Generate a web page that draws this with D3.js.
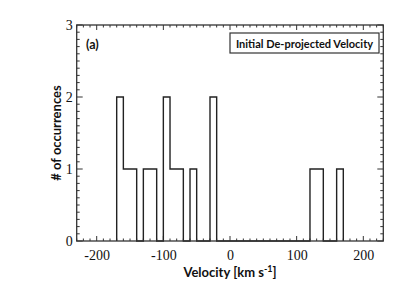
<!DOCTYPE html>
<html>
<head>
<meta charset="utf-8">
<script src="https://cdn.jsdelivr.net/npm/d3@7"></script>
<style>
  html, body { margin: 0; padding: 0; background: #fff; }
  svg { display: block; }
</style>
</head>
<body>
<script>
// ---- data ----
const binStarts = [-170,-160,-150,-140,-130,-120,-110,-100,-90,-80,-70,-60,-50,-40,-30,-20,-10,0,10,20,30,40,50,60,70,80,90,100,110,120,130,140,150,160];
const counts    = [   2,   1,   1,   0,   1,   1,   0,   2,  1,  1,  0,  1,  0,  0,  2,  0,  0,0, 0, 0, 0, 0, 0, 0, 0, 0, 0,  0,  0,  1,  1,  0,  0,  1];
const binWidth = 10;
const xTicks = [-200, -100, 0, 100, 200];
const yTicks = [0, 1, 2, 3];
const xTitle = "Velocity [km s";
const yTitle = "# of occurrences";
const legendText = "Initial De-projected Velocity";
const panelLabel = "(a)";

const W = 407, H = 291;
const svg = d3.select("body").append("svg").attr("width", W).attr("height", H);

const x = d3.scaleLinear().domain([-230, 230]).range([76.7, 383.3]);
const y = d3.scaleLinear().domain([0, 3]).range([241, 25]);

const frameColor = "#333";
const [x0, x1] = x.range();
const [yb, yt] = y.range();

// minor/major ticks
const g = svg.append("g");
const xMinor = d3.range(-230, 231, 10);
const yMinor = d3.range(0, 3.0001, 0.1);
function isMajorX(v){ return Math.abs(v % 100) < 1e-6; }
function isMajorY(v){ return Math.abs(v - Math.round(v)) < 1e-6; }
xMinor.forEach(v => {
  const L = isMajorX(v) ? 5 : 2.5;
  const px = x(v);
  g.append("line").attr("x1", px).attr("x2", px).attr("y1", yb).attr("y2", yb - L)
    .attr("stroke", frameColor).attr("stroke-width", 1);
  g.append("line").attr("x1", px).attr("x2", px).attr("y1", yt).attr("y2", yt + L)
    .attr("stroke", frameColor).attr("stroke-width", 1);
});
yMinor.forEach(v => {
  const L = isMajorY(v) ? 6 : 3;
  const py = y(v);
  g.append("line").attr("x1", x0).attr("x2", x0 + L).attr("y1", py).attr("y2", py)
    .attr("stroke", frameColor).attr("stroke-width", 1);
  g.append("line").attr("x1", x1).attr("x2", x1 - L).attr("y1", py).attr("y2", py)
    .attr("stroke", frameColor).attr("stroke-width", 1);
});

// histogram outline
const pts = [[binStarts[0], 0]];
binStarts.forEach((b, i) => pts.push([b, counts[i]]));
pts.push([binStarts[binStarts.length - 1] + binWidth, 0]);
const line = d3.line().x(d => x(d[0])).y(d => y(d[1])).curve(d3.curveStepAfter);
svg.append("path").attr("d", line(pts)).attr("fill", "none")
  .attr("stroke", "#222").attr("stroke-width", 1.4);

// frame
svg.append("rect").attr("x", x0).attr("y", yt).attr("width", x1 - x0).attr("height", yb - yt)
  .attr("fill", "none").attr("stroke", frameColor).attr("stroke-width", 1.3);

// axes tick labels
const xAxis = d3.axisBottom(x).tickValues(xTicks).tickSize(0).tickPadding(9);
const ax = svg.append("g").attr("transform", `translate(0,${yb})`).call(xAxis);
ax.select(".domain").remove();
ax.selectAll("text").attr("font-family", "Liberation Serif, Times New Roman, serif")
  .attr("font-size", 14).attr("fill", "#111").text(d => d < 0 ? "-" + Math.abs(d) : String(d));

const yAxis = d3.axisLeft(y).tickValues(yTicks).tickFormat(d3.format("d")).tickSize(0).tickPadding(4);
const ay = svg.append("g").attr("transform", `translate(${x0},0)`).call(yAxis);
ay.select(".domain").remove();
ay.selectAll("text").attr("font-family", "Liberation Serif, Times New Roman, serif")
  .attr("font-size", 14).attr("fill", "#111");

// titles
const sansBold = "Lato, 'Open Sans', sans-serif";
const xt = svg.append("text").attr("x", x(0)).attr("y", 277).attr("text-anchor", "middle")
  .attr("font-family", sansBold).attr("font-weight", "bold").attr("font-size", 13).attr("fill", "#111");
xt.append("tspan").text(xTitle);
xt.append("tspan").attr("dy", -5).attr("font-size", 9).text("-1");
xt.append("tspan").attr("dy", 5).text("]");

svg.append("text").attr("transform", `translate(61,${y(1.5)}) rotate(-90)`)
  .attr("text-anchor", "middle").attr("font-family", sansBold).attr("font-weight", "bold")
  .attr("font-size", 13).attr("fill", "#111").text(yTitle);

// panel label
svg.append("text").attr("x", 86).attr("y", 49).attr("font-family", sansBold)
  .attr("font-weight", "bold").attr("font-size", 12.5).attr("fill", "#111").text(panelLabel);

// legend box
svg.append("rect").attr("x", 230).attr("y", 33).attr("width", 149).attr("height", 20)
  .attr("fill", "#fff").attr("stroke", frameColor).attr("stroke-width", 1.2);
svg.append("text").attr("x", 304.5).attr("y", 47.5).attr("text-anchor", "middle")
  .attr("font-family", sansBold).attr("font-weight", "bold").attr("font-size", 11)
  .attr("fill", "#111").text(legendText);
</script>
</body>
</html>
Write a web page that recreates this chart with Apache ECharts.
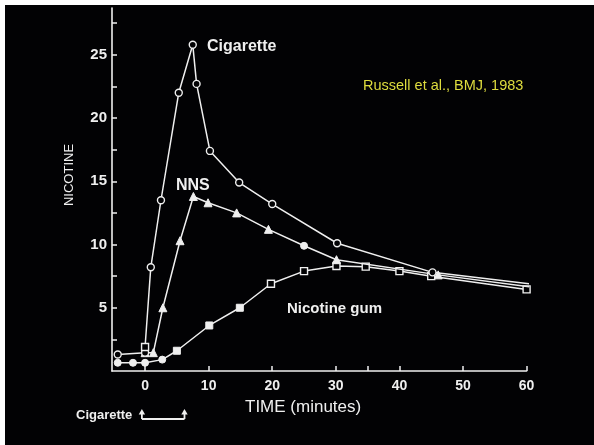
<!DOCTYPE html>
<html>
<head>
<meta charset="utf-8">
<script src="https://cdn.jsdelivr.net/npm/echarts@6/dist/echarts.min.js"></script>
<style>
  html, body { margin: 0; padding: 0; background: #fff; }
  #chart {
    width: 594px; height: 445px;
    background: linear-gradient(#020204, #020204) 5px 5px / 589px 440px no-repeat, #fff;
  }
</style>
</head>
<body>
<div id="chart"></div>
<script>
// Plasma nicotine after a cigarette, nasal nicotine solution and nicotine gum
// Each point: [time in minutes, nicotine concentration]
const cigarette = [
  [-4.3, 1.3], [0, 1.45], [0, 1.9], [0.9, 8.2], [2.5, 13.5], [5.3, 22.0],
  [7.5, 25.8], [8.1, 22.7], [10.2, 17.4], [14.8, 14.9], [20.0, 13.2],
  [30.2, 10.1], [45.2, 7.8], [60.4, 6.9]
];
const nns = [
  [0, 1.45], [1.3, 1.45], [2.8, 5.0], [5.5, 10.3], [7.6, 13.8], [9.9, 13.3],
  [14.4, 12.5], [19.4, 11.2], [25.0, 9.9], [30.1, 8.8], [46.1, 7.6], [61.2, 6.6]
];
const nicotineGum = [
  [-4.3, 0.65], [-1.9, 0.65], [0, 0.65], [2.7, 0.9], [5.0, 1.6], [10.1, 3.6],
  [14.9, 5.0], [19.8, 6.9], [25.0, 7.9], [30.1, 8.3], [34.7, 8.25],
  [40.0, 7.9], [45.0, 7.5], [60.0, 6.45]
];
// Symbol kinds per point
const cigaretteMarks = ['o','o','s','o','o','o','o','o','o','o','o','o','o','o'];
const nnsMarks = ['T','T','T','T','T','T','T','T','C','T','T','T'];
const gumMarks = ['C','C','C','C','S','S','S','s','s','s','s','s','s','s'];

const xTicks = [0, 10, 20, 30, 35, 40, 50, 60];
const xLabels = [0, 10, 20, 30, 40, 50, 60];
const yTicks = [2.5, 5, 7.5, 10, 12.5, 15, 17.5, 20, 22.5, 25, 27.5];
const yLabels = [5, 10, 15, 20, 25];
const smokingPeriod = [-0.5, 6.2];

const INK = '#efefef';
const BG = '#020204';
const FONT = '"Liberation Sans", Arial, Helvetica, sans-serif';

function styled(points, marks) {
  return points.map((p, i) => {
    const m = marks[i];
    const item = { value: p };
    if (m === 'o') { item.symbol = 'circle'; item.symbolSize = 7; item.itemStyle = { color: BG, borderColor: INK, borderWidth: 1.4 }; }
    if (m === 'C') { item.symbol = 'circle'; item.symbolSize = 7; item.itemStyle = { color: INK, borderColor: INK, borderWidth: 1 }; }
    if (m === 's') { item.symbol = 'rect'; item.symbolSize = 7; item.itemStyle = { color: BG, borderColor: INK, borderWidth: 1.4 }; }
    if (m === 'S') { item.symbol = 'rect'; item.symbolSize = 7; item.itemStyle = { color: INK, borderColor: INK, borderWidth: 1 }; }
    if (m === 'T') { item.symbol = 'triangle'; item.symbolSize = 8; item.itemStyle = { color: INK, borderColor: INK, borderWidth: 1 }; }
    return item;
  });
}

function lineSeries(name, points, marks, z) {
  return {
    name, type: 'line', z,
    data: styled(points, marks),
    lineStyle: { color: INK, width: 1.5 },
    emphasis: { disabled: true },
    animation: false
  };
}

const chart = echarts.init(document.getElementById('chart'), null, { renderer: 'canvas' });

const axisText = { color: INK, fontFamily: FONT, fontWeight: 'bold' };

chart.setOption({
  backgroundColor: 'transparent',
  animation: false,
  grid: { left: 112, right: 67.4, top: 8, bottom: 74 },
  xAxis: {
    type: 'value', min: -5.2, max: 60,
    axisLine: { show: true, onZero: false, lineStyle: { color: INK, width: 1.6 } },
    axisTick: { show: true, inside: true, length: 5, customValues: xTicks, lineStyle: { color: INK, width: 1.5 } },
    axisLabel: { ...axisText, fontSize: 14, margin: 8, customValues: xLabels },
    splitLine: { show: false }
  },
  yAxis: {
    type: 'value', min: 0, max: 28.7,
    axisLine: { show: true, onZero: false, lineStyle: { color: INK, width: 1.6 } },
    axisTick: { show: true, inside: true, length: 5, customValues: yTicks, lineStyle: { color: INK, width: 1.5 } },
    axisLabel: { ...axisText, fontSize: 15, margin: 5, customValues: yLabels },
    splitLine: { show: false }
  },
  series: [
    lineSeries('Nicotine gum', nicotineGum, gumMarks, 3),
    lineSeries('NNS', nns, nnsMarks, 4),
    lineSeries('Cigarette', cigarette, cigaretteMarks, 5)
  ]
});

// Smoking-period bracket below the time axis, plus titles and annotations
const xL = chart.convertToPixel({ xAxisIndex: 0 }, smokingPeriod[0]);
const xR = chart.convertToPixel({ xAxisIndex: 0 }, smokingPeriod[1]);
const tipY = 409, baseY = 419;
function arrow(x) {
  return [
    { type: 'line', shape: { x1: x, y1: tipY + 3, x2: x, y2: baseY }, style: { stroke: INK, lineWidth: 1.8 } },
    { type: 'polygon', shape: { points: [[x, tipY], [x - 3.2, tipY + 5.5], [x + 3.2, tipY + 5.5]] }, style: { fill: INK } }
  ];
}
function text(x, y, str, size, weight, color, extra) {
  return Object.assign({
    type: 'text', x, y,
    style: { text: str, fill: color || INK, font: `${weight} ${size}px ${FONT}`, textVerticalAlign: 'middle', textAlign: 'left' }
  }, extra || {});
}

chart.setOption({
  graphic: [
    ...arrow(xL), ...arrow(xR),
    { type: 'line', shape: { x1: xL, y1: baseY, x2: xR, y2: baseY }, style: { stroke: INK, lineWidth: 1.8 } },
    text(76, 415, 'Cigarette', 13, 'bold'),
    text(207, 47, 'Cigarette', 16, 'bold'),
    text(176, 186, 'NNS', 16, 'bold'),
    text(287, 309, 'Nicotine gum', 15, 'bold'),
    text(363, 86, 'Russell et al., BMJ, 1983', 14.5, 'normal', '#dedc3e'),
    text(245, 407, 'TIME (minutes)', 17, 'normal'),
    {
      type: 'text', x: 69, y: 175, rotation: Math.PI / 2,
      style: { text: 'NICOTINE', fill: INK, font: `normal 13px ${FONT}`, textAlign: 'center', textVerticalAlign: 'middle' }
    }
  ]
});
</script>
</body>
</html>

-- Instructions for the task --
Only the lines from the start of the records to the one containing "const [yb, yt] = y.range();" should be repeated, exactly and with both ends kept; drop any pictures.

-- Output for this exercise --
Generate a web page that draws this with D3.js.
<!DOCTYPE html>
<html>
<head>
<meta charset="utf-8">
<script src="https://cdn.jsdelivr.net/npm/d3@7"></script>
<style>
  html, body { margin: 0; padding: 0; background: #fff; }
  svg { display: block; }
</style>
</head>
<body>
<script>
// ---- data ----
const binStarts = [-170,-160,-150,-140,-130,-120,-110,-100,-90,-80,-70,-60,-50,-40,-30,-20,-10,0,10,20,30,40,50,60,70,80,90,100,110,120,130,140,150,160];
const counts    = [   2,   1,   1,   0,   1,   1,   0,   2,  1,  1,  0,  1,  0,  0,  2,  0,  0,0, 0, 0, 0, 0, 0, 0, 0, 0, 0,  0,  0,  1,  1,  0,  0,  1];
const binWidth = 10;
const xTicks = [-200, -100, 0, 100, 200];
const yTicks = [0, 1, 2, 3];
const xTitle = "Velocity [km s";
const yTitle = "# of occurrences";
const legendText = "Initial De-projected Velocity";
const panelLabel = "(a)";

const W = 407, H = 291;
const svg = d3.select("body").append("svg").attr("width", W).attr("height", H);

const x = d3.scaleLinear().domain([-230, 230]).range([76.7, 383.3]);
const y = d3.scaleLinear().domain([0, 3]).range([241, 25]);

const frameColor = "#333";
const [x0, x1] = x.range();
const [yb, yt] = y.range();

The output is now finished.